____ Given information

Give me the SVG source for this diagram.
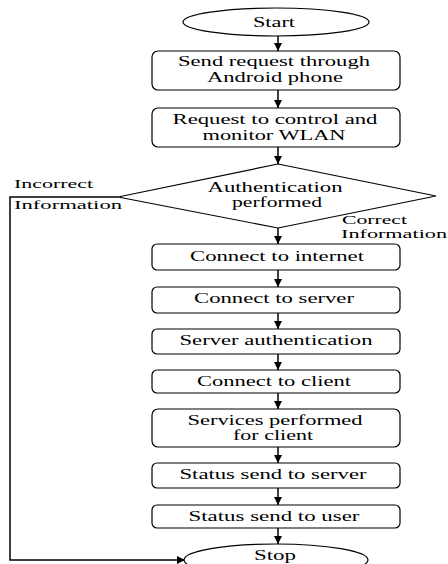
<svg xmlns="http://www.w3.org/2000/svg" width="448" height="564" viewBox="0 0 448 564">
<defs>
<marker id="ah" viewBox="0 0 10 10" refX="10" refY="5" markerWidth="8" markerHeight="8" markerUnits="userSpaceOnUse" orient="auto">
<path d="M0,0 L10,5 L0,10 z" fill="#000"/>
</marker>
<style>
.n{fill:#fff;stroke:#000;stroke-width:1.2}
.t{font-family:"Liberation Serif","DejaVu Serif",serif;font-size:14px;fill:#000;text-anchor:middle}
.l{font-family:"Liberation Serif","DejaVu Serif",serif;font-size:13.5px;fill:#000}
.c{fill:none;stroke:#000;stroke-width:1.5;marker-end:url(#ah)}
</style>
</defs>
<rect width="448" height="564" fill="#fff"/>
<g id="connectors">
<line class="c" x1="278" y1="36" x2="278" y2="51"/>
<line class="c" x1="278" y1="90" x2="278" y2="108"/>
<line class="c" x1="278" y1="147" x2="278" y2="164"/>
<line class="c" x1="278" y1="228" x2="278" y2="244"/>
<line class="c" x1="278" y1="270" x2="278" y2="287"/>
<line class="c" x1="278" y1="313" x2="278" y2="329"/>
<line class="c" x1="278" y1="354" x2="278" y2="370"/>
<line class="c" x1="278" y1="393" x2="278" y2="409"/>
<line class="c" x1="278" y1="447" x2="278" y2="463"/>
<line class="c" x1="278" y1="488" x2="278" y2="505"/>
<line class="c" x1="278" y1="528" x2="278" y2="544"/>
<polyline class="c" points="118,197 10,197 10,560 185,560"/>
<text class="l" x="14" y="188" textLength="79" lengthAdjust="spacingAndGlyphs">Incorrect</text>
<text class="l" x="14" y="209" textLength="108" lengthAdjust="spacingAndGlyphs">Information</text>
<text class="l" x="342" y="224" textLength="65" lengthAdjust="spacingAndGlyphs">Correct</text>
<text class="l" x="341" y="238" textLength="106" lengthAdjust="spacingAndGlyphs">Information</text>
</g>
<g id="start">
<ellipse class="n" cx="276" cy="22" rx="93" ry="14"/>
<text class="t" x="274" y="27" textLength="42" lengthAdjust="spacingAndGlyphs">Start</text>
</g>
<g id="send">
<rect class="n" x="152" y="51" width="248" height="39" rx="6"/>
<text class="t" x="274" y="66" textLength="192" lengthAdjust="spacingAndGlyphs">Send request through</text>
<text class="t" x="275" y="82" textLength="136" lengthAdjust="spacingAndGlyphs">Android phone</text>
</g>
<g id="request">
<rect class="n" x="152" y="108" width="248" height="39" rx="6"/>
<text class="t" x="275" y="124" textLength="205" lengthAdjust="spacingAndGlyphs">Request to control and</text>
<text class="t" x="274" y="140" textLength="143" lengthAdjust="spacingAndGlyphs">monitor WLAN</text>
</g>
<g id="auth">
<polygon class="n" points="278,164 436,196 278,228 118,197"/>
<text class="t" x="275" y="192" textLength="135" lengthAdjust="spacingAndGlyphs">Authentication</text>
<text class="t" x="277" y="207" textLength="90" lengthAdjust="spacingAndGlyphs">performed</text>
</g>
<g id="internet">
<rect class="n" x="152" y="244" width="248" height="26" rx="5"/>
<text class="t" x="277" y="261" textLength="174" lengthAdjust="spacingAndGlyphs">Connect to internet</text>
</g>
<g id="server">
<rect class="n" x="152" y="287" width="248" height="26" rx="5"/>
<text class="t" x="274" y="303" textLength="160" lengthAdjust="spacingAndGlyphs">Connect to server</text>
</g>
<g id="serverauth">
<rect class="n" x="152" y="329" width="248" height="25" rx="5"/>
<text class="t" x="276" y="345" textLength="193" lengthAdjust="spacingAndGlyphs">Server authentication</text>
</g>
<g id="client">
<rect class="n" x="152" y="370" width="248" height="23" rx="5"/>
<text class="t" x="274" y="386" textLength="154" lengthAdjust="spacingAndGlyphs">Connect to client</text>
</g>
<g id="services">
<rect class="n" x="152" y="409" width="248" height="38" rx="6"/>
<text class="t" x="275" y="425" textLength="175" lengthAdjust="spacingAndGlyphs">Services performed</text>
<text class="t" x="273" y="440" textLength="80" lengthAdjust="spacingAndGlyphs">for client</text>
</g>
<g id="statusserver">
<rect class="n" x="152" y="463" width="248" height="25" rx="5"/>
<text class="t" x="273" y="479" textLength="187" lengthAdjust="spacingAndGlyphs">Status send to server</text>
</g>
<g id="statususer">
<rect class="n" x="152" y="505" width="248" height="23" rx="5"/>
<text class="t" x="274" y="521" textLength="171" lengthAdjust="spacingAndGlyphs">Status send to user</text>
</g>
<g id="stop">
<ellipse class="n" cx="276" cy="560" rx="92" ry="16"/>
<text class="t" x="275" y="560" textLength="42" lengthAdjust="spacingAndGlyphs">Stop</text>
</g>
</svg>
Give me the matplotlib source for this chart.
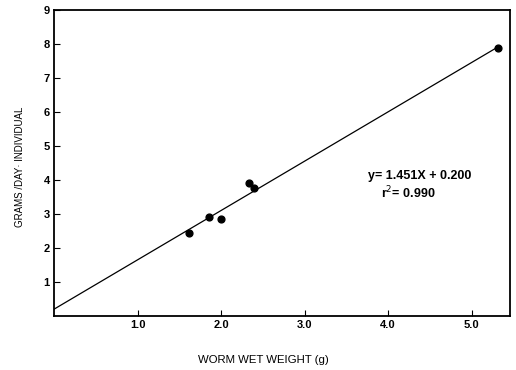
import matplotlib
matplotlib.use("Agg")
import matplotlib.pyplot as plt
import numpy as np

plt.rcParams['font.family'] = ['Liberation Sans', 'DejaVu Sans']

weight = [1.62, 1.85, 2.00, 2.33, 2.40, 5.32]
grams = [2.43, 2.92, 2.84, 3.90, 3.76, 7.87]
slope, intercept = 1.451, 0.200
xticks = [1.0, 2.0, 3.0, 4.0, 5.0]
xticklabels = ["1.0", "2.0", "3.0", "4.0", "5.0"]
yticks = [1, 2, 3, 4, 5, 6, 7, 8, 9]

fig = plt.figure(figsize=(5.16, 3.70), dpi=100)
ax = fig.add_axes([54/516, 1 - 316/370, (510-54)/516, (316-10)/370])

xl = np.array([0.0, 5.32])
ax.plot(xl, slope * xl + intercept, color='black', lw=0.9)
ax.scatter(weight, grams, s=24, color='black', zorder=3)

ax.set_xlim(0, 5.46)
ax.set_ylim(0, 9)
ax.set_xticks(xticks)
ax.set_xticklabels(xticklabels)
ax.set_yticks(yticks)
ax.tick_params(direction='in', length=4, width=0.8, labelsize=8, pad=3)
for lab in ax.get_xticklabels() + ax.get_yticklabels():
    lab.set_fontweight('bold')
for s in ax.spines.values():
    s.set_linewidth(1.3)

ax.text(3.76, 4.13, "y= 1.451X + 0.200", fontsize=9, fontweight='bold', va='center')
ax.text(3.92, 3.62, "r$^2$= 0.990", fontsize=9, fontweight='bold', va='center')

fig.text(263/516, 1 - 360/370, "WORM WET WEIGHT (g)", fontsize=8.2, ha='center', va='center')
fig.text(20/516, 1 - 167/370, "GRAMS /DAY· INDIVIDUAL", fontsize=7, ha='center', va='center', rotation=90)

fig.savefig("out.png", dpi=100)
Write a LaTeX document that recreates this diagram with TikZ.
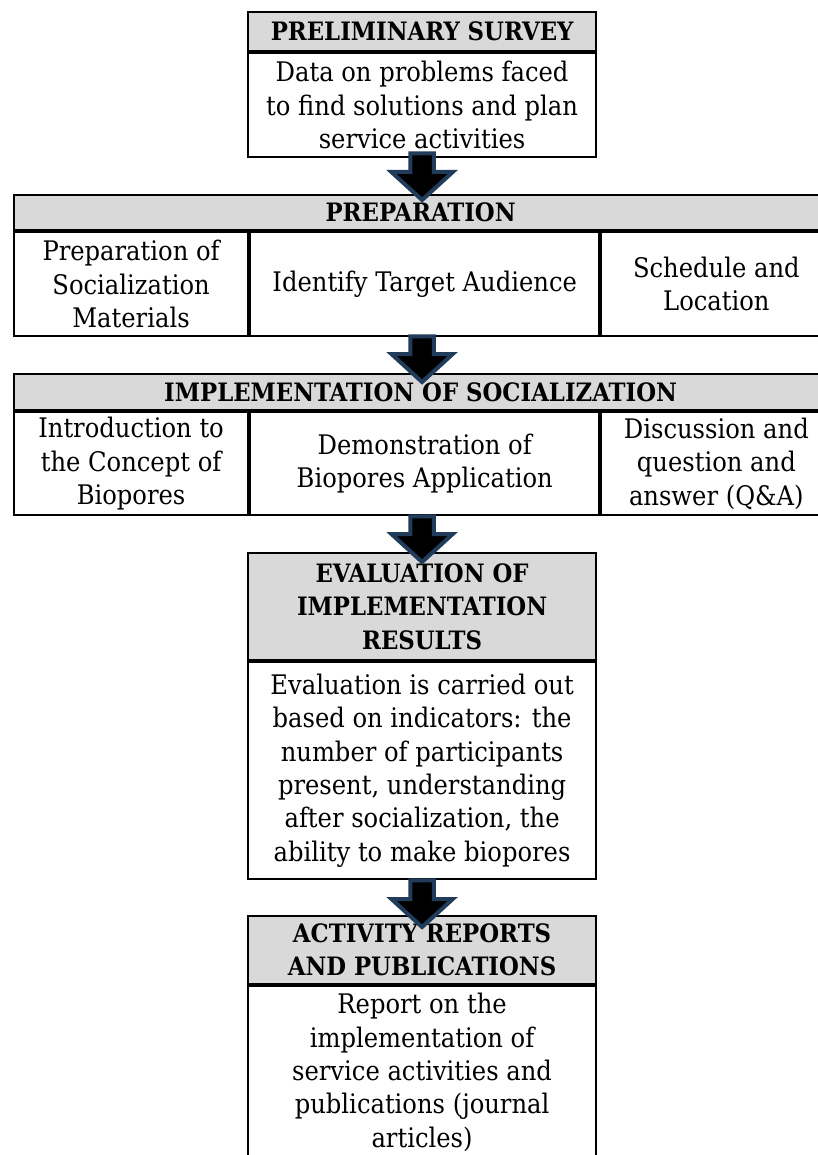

________

**Problem description**
The copy should hold exactly the lines from the line containing "Give me the matplotlib source for this chart." through the end of the data, both ends included, and no pictures.

**Full response**
Give me the matplotlib source for this chart.
import matplotlib
matplotlib.use("Agg")
import matplotlib.pyplot as plt
import numpy as np

plt.rcParams['font.family'] = ['Liberation Sans', 'DejaVu Sans']

weight = [1.62, 1.85, 2.00, 2.33, 2.40, 5.32]
grams = [2.43, 2.92, 2.84, 3.90, 3.76, 7.87]
slope, intercept = 1.451, 0.200
xticks = [1.0, 2.0, 3.0, 4.0, 5.0]
xticklabels = ["1.0", "2.0", "3.0", "4.0", "5.0"]
yticks = [1, 2, 3, 4, 5, 6, 7, 8, 9]

fig = plt.figure(figsize=(5.16, 3.70), dpi=100)
ax = fig.add_axes([54/516, 1 - 316/370, (510-54)/516, (316-10)/370])

xl = np.array([0.0, 5.32])
ax.plot(xl, slope * xl + intercept, color='black', lw=0.9)
ax.scatter(weight, grams, s=24, color='black', zorder=3)

ax.set_xlim(0, 5.46)
ax.set_ylim(0, 9)
ax.set_xticks(xticks)
ax.set_xticklabels(xticklabels)
ax.set_yticks(yticks)
ax.tick_params(direction='in', length=4, width=0.8, labelsize=8, pad=3)
for lab in ax.get_xticklabels() + ax.get_yticklabels():
    lab.set_fontweight('bold')
for s in ax.spines.values():
    s.set_linewidth(1.3)

ax.text(3.76, 4.13, "y= 1.451X + 0.200", fontsize=9, fontweight='bold', va='center')
ax.text(3.92, 3.62, "r$^2$= 0.990", fontsize=9, fontweight='bold', va='center')

fig.text(263/516, 1 - 360/370, "WORM WET WEIGHT (g)", fontsize=8.2, ha='center', va='center')
fig.text(20/516, 1 - 167/370, "GRAMS /DAY· INDIVIDUAL", fontsize=7, ha='center', va='center', rotation=90)

fig.savefig("out.png", dpi=100)
Write a LaTeX document that recreates this diagram with TikZ.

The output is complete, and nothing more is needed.